American LNG producers have stepped in to fill the gap left by Russia’s Gazprom.
As Russia attacks Ukraine, a clear victor is emerging in the energy landscape where commercial alliances have been forged far away from the cries of Ukrainian people suffering the ravages of the war.
Multibillion-dollar oil and gas companies backed by powerful hedge funds and private equities in the United States are poised to book a windfall as they become Europe’s primary natural gas suppliers.
Companies such as Cheniere Energy, Range Resources, Berkshire Hathaway, Japanese-owned Mitsui, and little-known Gail Global - a subsidiary of the Indian government - are among those at the forefront of liquefied natural gas (LNG) trade.
LNG is the super-chilled liquid form of natural gas. Natural gas volume shrinks 600 times when turned into liquid, making it economically viable to ship large vessels over long distances.
In 2021, the US became the single largest LNG supplier to the 27-member European Union and the United Kingdom.
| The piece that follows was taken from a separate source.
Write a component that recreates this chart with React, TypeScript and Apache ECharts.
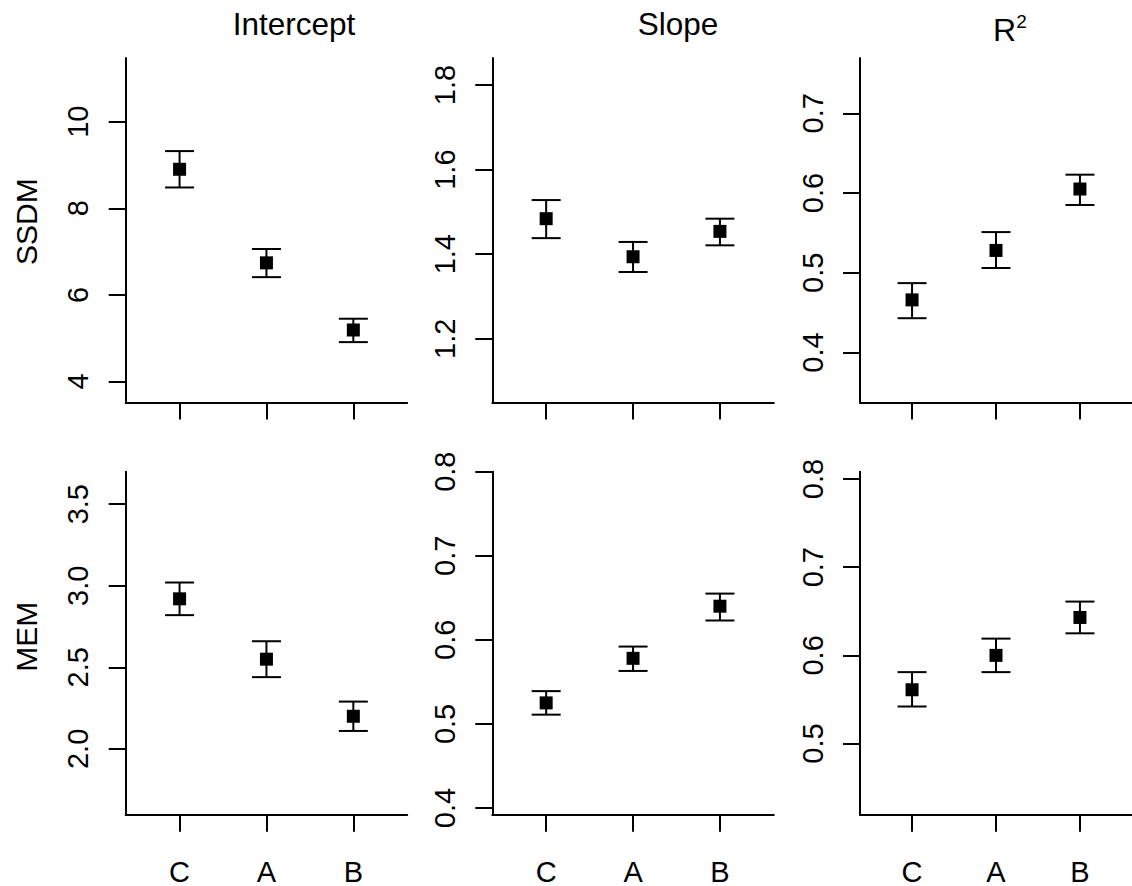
import React, { useEffect, useRef } from "react";
import * as echarts from "echarts";

const categories = ["C", "A", "B"];
const columnTitles = ["Intercept", "Slope", "R"];
const rowTitles = ["SSDM", "MEM"];

const ssdmInterceptMean = [8.9, 6.74, 5.19];
const ssdmInterceptLow = [8.48, 6.41, 4.91];
const ssdmInterceptHigh = [9.32, 7.06, 5.45];

const ssdmSlopeMean = [1.484, 1.394, 1.454];
const ssdmSlopeLow = [1.438, 1.358, 1.421];
const ssdmSlopeHigh = [1.528, 1.429, 1.484];

const ssdmR2Mean = [0.466, 0.528, 0.605];
const ssdmR2Low = [0.443, 0.506, 0.585];
const ssdmR2High = [0.487, 0.551, 0.623];

const memInterceptMean = [2.92, 2.55, 2.2];
const memInterceptLow = [2.82, 2.44, 2.11];
const memInterceptHigh = [3.02, 2.66, 2.29];

const memSlopeMean = [0.525, 0.578, 0.64];
const memSlopeLow = [0.511, 0.563, 0.623];
const memSlopeHigh = [0.539, 0.592, 0.655];

const memR2Mean = [0.561, 0.6, 0.643];
const memR2Low = [0.542, 0.581, 0.625];
const memR2High = [0.581, 0.619, 0.661];

const ssdmInterceptTicks = [4, 6, 8, 10];
const ssdmSlopeTicks = [1.2, 1.4, 1.6, 1.8];
const ssdmR2Ticks = [0.4, 0.5, 0.6, 0.7];
const memInterceptTicks = [2.0, 2.5, 3.0, 3.5];
const memSlopeTicks = [0.4, 0.5, 0.6, 0.7, 0.8];
const memR2Ticks = [0.5, 0.6, 0.7, 0.8];

const FONT = "'Liberation Sans', Arial, Helvetica, sans-serif";

type Panel = {
  mean: number[];
  low: number[];
  high: number[];
  ticks: number[];
  yMin: number;
  yMax: number;
  decimals: number;
};

const panels: Panel[] = [
  { mean: ssdmInterceptMean, low: ssdmInterceptLow, high: ssdmInterceptHigh, ticks: ssdmInterceptTicks, yMin: 3.516, yMax: 11.469, decimals: 0 },
  { mean: ssdmSlopeMean, low: ssdmSlopeLow, high: ssdmSlopeHigh, ticks: ssdmSlopeTicks, yMin: 1.0495, yMax: 1.8638, decimals: 1 },
  { mean: ssdmR2Mean, low: ssdmR2Low, high: ssdmR2High, ticks: ssdmR2Ticks, yMin: 0.3373, yMax: 0.7693, decimals: 1 },
  { mean: memInterceptMean, low: memInterceptLow, high: memInterceptHigh, ticks: memInterceptTicks, yMin: 1.5966, yMax: 3.6993, decimals: 1 },
  { mean: memSlopeMean, low: memSlopeLow, high: memSlopeHigh, ticks: memSlopeTicks, yMin: 0.392, yMax: 0.8, decimals: 1 },
  { mean: memR2Mean, low: memR2Low, high: memR2High, ticks: memR2Ticks, yMin: 0.4193, yMax: 0.8083, decimals: 1 },
];

const colLefts = [125.7, 492.3, 860];
const rowTops = [58, 471.7];
const gridW = 281.5;
const gridH = 344.5;

export default function App() {
  const ref = useRef<HTMLDivElement>(null);
  useEffect(() => {
    if (!ref.current) return;
    const chart = echarts.init(ref.current, null, { renderer: "svg" });

    const grids: any[] = [];
    const xAxes: any[] = [];
    const yAxes: any[] = [];
    const series: any[] = [];
    const catX = categories.map((_, i) => i + 1);

    panels.forEach((p, idx) => {
      const row = Math.floor(idx / 3);
      const col = idx % 3;
      grids.push({ left: colLefts[col], top: rowTops[row], width: gridW, height: gridH, containLabel: false });
      xAxes.push({
        type: "value",
        gridIndex: idx,
        min: 0.38,
        max: 3.62,
        axisLine: { show: true, onZero: false, lineStyle: { color: "#000", width: 2 } },
        axisTick: { show: true, customValues: catX, length: 17, lineStyle: { color: "#000", width: 2 } },
        axisLabel: {
          show: row === 1,
          customValues: catX,
          formatter: (v: number) => categories[Math.round(v) - 1] ?? "",
          fontSize: 29,
          lineHeight: 22,
          margin: 45.8,
          color: "#000",
          fontFamily: FONT,
        },
        splitLine: { show: false },
      });
      yAxes.push({
        type: "value",
        gridIndex: idx,
        min: p.yMin,
        max: p.yMax,
        axisLine: { show: true, onZero: false, lineStyle: { color: "#000", width: 2 } },
        axisTick: { show: true, customValues: p.ticks, length: 17, lineStyle: { color: "#000", width: 2 } },
        axisLabel: {
          show: true,
          customValues: p.ticks,
          rotate: 90,
          formatter: (v: number) => v.toFixed(p.decimals),
          fontSize: 29,
          lineHeight: 24,
          margin: 35.4,
          color: "#000",
          fontFamily: FONT,
          showMinLabel: true,
          showMaxLabel: true,
        },
        splitLine: { show: false },
      });
      const data = catX.map((x, i) => [x, p.mean[i], p.low[i], p.high[i]]);
      series.push({
        type: "custom",
        xAxisIndex: idx,
        yAxisIndex: idx,
        clip: false,
        data,
        renderItem: (params: any, api: any) => {
          const x = api.value(0);
          const m = api.coord([x, api.value(1)]);
          const lo = api.coord([x, api.value(2)]);
          const hi = api.coord([x, api.value(3)]);
          const cap = 14.5;
          const half = 6.5;
          const ls = { stroke: "#000", lineWidth: 2 };
          return {
            type: "group",
            children: [
              { type: "line", shape: { x1: lo[0], y1: lo[1], x2: hi[0], y2: hi[1] }, style: ls },
              { type: "line", shape: { x1: lo[0] - cap, y1: lo[1], x2: lo[0] + cap, y2: lo[1] }, style: ls },
              { type: "line", shape: { x1: hi[0] - cap, y1: hi[1], x2: hi[0] + cap, y2: hi[1] }, style: ls },
              { type: "rect", shape: { x: m[0] - half, y: m[1] - half, width: half * 2, height: half * 2 }, style: { fill: "#000" } },
            ],
          };
        },
      });
    });

    const graphic: any[] = [
      { type: "text", x: 294, y: 23.5, style: { text: columnTitles[0], fontSize: 31.5, fontFamily: FONT, fill: "#000", align: "center", verticalAlign: "middle" } },
      { type: "text", x: 678, y: 23.5, style: { text: columnTitles[1], fontSize: 31.5, fontFamily: FONT, fill: "#000", align: "center", verticalAlign: "middle" } },
      { type: "text", x: 1004.5, y: 30, style: { text: columnTitles[2], fontSize: 32, fontFamily: FONT, fill: "#000", align: "center", verticalAlign: "middle" } },
      { type: "text", x: 1021.5, y: 21.5, style: { text: "2", fontSize: 19, fontFamily: FONT, fill: "#000", align: "center", verticalAlign: "middle" } },
      { type: "text", x: 26, y: 221.7, rotation: Math.PI / 2, style: { text: rowTitles[0], fontSize: 30, fontFamily: FONT, fill: "#000", align: "center", verticalAlign: "middle" } },
      { type: "text", x: 26, y: 636.7, rotation: Math.PI / 2, style: { text: rowTitles[1], fontSize: 30, fontFamily: FONT, fill: "#000", align: "center", verticalAlign: "middle" } },
    ];

    chart.setOption({
      animation: false,
      backgroundColor: "#fff",
      grid: grids,
      xAxis: xAxes,
      yAxis: yAxes,
      series,
      graphic,
    });
    return () => chart.dispose();
  }, []);
  return (
    <div style={{ position: "fixed", left: 0, top: 0, width: 1132, height: 886, background: "#fff" }}>
      <div ref={ref} style={{ width: 1132, height: 886 }} />
    </div>
  );
}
Then in January, it accounted for more than half of the LNG imported into Europe.
All about incentives
American companies involved in various stages of the LNG supply chain - gas production, transportation to the ports, storage and liquefaction process - have increased supply to the EU and UK markets because of the higher prices there.
An international price benchmark, the Dutch gas spot futures, averaged $28.52 per million British thermal units (MMBtu) between September 2021 and February 2022. The average price throughout 2020 was $3.28 per MMBtu, according to the US Energy Information Administration (EIA).
The gains made by LNG terminal operators and exporters can be gauged from their price. In December 2021, the average price at the US export terminals was $9.26 per MMBtu in December 2021, compared to $6.14 per MMBtu in December 2020, as per the US Department of Energy data.
Europe imports one-third of its gas from Russia, mainly via a network of pipelines. As the fighting in Ukraine escalates, there are concerns about the interruption in Russian gas, which many European consumers rely on to heat their homes.
Any reduction in supplies from Russia will benefit LNG exporters in the US, which has become the largest producer of natural gas on the back of newer drilling techniques that pump hydrocarbons out of hard-to-crack shale formations.
In a conference call with analysts on February 24, Cheniere’s CEO Jack Fusco was asked to comment on the situation in Eastern Europe.
“I mean, it’s tragic what’s going in Eastern Europe,” he said.
“But if anything, these high prices, the volatility drive even more energy security and long-term contracting. So I would say that the fact that there’s a scarcity of LNG these days is driving more and more conversation on how to increase our infrastructure and secure monthly contracts for our European customers.”
Cheniere Energy is the largest LNG producer in the US. It owns the Sabine Pass export terminal in Louisiana and Christie Corpus in Texas - the terminals from where most LNG was exported.
The Sabine Pass terminal alone has a regasification capacity of 4 billion cubic feet (Bcf) per day - that is equal to Pakistan’s entire gas output.
Like other LNG suppliers, Cheniere Energy sells most of the gas under long-term (10-15 year) contracts, which have a fixed price. But in recent months, suppliers have diverted cargo to Europe, where prices are at a record high.
A Russian roulette
So far, there’s no indication that Russia has breached gas contracts with EU member states.
But a year-on-year comparison shows that Gazprom, the Russian oil and gas monopoly, strictly sticks to the contractual volumes and does not use the pipelines to pump extra supply that European consumers desperately need.
Gazprom has also dragged its feet in replenishing underground gas storage tanks that it maintains in Europe. A decline in these tanks is one of the key reasons behind the shortages, which hit European consumers late last year.
Extremely cold weather and an unexpected surge in factory demand as economies opened up after long pandemic-induced lockdowns also jacked up demand and price.
So far the US and EU have not imposed direct sanctions that undermine Russian gas infrastructure. But Russian supply could stop if Gazprom is unable to receive payments following the expulsion of certain Russian banks from the SWIFT international payment system.
Any reduction in the Russian gas supply will mean more LNG imports from the US.
“American natural gas and oil producers have a critical role to play in supporting our European allies with access to a stable supply of reliable and affordable energy,” said Mike Sommers, the CEO of American Petroleum Institute, in a statement.
While Cheniere Energy is at the forefront of US LNG exports, there are a few other players that haven’t come into the limelight such as ST Cove Point, a subsidiary of Japan’s Sumitomo Corporation.
And it’s not just the companies that process and export LNG that stand to gain when demand for the fuel surges. Terminal operators such as Berkshire Hathaway’s energy arm BHE GT&S, which has a stake in Cove Point terminal in Maryland, will see a rise in revenue as they process more gas.